»»
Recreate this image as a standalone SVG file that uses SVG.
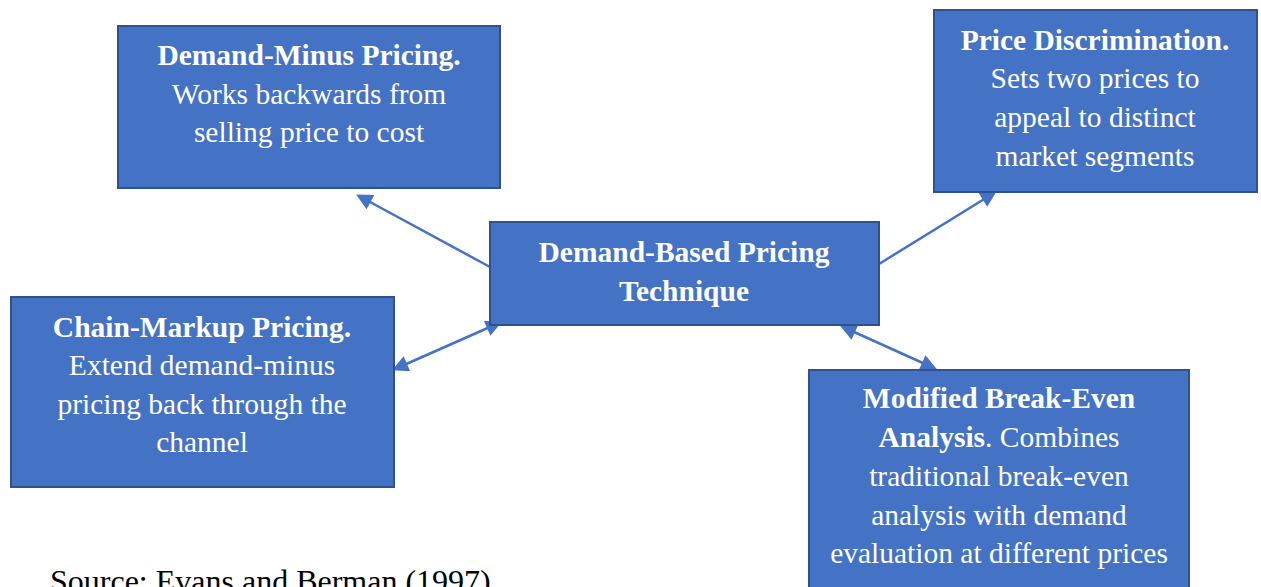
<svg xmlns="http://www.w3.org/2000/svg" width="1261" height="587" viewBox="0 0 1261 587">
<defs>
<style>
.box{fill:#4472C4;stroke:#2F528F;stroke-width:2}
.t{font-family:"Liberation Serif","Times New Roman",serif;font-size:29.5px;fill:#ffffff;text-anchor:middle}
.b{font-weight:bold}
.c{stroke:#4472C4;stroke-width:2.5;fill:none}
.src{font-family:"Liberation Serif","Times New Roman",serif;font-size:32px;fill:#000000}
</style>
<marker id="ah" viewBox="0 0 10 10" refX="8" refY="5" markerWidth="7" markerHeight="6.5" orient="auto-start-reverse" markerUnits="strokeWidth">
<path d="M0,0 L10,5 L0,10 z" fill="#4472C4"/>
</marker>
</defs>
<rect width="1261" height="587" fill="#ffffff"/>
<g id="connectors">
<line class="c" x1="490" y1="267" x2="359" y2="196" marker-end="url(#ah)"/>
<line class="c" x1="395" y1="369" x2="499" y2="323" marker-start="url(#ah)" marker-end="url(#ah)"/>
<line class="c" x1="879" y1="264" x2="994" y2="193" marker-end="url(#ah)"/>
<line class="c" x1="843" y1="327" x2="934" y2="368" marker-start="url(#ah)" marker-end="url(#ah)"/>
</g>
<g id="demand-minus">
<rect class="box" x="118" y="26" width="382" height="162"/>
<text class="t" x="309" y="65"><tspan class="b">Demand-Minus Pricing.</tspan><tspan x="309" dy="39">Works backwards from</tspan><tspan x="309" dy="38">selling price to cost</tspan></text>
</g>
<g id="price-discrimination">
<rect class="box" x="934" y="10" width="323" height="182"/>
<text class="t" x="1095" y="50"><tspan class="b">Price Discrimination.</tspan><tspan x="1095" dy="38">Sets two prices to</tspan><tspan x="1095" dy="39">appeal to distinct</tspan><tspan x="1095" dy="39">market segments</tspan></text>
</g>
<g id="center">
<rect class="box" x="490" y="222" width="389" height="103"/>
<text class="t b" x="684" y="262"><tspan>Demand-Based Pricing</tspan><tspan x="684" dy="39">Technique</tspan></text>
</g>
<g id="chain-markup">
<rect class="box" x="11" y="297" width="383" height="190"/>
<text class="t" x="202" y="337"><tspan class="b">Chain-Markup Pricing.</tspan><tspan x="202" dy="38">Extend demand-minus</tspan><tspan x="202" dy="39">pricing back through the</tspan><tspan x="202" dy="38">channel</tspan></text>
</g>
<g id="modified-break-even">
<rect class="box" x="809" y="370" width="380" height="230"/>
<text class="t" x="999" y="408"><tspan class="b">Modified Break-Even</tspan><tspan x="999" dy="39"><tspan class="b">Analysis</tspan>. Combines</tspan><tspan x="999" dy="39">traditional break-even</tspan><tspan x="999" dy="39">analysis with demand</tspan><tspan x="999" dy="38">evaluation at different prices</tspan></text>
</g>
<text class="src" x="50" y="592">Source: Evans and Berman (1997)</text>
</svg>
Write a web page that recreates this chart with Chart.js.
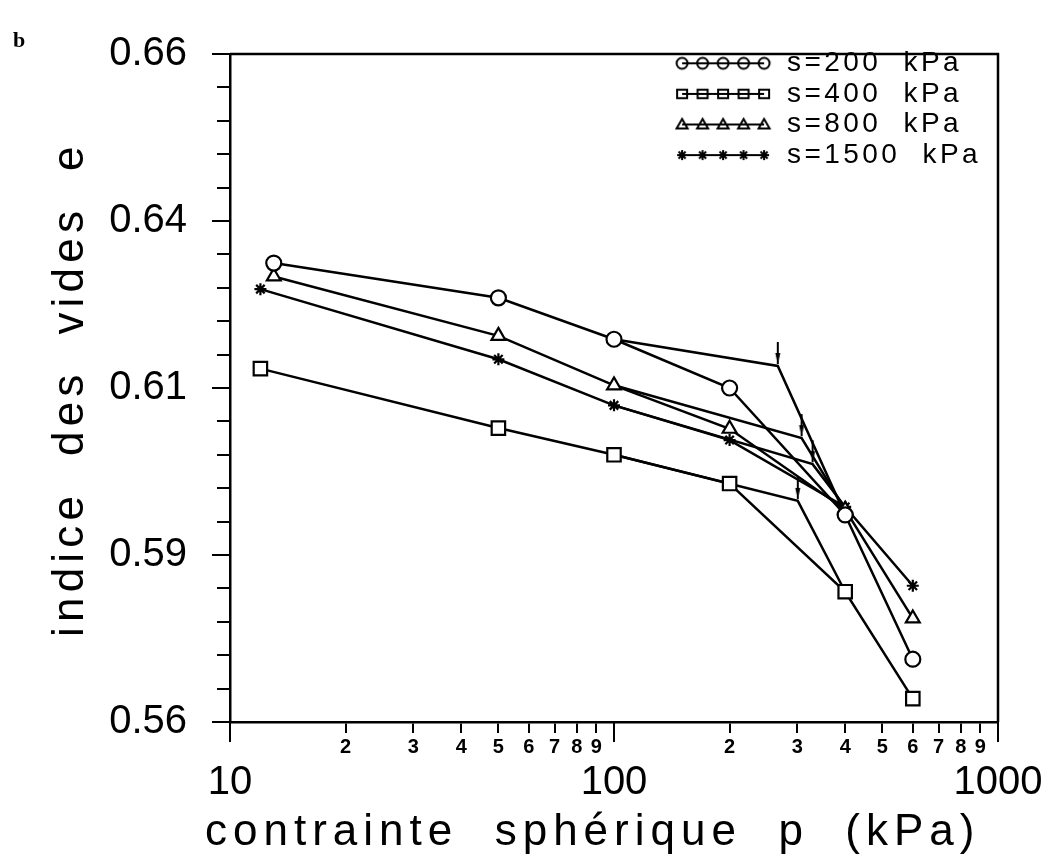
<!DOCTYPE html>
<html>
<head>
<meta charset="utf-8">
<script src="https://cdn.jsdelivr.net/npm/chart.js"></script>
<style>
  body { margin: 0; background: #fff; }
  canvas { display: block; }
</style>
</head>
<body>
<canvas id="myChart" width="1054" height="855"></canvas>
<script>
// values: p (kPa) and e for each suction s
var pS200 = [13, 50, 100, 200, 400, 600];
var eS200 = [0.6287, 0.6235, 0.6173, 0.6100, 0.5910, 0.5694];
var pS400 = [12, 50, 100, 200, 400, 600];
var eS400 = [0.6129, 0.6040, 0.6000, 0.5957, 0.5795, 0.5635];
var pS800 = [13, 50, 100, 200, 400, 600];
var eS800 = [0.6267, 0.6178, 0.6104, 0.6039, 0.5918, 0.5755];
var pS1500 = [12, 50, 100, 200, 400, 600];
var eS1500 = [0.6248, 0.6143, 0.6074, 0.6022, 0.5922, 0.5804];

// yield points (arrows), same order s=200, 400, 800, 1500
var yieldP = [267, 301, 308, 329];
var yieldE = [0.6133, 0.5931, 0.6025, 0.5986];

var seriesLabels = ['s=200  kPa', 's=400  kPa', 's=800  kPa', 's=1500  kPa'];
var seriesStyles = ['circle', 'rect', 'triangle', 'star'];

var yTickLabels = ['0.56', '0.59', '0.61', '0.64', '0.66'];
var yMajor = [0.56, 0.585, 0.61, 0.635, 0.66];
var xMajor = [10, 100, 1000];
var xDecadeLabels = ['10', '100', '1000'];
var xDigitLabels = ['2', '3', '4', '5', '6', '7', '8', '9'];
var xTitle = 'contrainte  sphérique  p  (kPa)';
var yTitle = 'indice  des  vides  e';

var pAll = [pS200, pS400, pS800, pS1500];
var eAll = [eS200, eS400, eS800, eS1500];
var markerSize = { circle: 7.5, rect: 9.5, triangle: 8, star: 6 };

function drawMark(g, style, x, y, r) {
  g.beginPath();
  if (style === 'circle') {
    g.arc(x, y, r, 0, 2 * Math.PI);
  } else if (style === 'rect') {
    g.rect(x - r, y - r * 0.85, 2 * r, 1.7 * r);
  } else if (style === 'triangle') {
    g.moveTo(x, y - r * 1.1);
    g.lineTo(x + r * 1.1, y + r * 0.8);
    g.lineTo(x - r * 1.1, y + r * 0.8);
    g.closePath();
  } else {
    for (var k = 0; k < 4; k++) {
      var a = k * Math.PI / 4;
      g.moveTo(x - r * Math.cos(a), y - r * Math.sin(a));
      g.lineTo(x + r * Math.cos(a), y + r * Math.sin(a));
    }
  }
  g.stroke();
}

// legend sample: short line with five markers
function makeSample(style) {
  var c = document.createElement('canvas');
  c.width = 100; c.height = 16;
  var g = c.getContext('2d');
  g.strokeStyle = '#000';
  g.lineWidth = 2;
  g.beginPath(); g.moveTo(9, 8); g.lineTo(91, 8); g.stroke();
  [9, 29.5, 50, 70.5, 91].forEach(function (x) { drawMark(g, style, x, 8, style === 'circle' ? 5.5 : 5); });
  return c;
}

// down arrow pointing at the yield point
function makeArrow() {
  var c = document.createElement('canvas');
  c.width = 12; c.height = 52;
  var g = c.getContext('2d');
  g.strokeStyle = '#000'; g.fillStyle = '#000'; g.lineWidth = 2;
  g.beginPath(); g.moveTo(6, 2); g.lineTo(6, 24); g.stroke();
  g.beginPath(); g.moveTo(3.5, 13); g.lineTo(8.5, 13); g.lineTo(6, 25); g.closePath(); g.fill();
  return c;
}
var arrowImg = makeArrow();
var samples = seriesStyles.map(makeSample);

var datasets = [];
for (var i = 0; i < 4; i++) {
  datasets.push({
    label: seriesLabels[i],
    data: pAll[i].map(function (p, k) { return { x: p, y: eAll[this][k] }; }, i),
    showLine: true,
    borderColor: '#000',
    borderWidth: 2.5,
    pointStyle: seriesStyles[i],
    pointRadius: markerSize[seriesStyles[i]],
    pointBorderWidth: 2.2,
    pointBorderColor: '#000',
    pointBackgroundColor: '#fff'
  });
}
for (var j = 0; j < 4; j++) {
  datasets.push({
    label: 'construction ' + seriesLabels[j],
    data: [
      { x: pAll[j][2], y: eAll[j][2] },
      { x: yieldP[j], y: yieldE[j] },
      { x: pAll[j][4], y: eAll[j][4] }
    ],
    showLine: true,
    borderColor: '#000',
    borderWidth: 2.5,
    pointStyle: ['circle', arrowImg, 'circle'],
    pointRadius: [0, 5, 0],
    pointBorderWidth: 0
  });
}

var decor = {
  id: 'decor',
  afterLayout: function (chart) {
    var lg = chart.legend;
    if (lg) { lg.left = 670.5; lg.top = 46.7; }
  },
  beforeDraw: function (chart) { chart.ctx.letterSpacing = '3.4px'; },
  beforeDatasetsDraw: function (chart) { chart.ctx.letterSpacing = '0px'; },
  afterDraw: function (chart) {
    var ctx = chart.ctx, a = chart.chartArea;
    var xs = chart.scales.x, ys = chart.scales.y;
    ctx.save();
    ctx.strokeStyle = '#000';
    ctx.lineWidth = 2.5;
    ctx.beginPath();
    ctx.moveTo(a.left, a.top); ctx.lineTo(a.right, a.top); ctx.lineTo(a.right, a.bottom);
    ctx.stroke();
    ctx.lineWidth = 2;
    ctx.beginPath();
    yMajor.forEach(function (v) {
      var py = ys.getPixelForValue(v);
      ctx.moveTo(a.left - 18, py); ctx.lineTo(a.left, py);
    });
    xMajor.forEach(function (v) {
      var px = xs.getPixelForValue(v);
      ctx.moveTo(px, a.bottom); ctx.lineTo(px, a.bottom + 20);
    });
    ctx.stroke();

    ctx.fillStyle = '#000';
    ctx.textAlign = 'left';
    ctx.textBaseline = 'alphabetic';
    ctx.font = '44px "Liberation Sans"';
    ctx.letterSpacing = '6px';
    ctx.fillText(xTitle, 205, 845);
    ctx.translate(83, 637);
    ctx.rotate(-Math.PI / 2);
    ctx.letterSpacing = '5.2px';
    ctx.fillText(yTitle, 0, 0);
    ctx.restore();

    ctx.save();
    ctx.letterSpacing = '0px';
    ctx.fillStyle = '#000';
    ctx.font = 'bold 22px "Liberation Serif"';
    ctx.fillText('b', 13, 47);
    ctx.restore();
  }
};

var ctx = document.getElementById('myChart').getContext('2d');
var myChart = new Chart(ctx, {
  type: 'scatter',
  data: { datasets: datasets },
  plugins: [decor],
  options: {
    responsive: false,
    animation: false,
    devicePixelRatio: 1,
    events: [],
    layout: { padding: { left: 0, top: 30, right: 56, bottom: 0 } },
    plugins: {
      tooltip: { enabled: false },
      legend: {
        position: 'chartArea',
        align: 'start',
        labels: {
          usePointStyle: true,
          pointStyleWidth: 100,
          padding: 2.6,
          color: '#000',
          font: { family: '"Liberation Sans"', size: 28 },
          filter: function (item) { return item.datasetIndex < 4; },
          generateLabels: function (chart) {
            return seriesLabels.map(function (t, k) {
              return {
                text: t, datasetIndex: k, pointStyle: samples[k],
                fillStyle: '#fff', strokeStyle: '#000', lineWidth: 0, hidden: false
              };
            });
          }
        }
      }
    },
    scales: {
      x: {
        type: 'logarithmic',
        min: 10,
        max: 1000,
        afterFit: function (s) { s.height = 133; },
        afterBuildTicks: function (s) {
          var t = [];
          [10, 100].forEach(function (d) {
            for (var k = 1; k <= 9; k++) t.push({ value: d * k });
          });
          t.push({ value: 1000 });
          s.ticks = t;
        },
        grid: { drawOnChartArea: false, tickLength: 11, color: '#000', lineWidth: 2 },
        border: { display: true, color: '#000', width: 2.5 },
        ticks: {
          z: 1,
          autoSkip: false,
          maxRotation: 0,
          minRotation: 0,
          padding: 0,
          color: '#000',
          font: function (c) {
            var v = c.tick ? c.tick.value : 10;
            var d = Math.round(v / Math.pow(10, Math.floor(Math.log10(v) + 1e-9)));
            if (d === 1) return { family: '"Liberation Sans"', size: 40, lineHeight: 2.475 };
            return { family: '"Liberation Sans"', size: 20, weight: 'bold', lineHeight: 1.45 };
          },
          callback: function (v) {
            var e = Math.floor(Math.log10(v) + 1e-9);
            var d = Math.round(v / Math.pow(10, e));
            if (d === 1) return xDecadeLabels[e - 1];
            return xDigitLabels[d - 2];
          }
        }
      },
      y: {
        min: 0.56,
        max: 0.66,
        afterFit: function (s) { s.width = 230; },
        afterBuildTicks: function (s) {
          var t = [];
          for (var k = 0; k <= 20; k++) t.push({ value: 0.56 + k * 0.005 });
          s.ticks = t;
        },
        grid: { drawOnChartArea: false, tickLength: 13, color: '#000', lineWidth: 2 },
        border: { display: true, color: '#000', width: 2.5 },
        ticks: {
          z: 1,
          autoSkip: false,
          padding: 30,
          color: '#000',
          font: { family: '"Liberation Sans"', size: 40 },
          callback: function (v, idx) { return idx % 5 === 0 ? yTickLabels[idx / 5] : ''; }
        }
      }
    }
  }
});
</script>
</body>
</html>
««
Instructions for the task
From the records above, extract the lines from the one holding "Write a web" through the one holding "triangle: 8, star: 6", word for word; omit the pictures.

Exercise result
Write a web page that recreates this chart with Chart.js.
<!DOCTYPE html>
<html>
<head>
<meta charset="utf-8">
<script src="https://cdn.jsdelivr.net/npm/chart.js"></script>
<style>
  body { margin: 0; background: #fff; }
  canvas { display: block; }
</style>
</head>
<body>
<canvas id="myChart" width="1054" height="855"></canvas>
<script>
// values: p (kPa) and e for each suction s
var pS200 = [13, 50, 100, 200, 400, 600];
var eS200 = [0.6287, 0.6235, 0.6173, 0.6100, 0.5910, 0.5694];
var pS400 = [12, 50, 100, 200, 400, 600];
var eS400 = [0.6129, 0.6040, 0.6000, 0.5957, 0.5795, 0.5635];
var pS800 = [13, 50, 100, 200, 400, 600];
var eS800 = [0.6267, 0.6178, 0.6104, 0.6039, 0.5918, 0.5755];
var pS1500 = [12, 50, 100, 200, 400, 600];
var eS1500 = [0.6248, 0.6143, 0.6074, 0.6022, 0.5922, 0.5804];

// yield points (arrows), same order s=200, 400, 800, 1500
var yieldP = [267, 301, 308, 329];
var yieldE = [0.6133, 0.5931, 0.6025, 0.5986];

var seriesLabels = ['s=200  kPa', 's=400  kPa', 's=800  kPa', 's=1500  kPa'];
var seriesStyles = ['circle', 'rect', 'triangle', 'star'];

var yTickLabels = ['0.56', '0.59', '0.61', '0.64', '0.66'];
var yMajor = [0.56, 0.585, 0.61, 0.635, 0.66];
var xMajor = [10, 100, 1000];
var xDecadeLabels = ['10', '100', '1000'];
var xDigitLabels = ['2', '3', '4', '5', '6', '7', '8', '9'];
var xTitle = 'contrainte  sphérique  p  (kPa)';
var yTitle = 'indice  des  vides  e';

var pAll = [pS200, pS400, pS800, pS1500];
var eAll = [eS200, eS400, eS800, eS1500];
var markerSize = { circle: 7.5, rect: 9.5, triangle: 8, star: 6 };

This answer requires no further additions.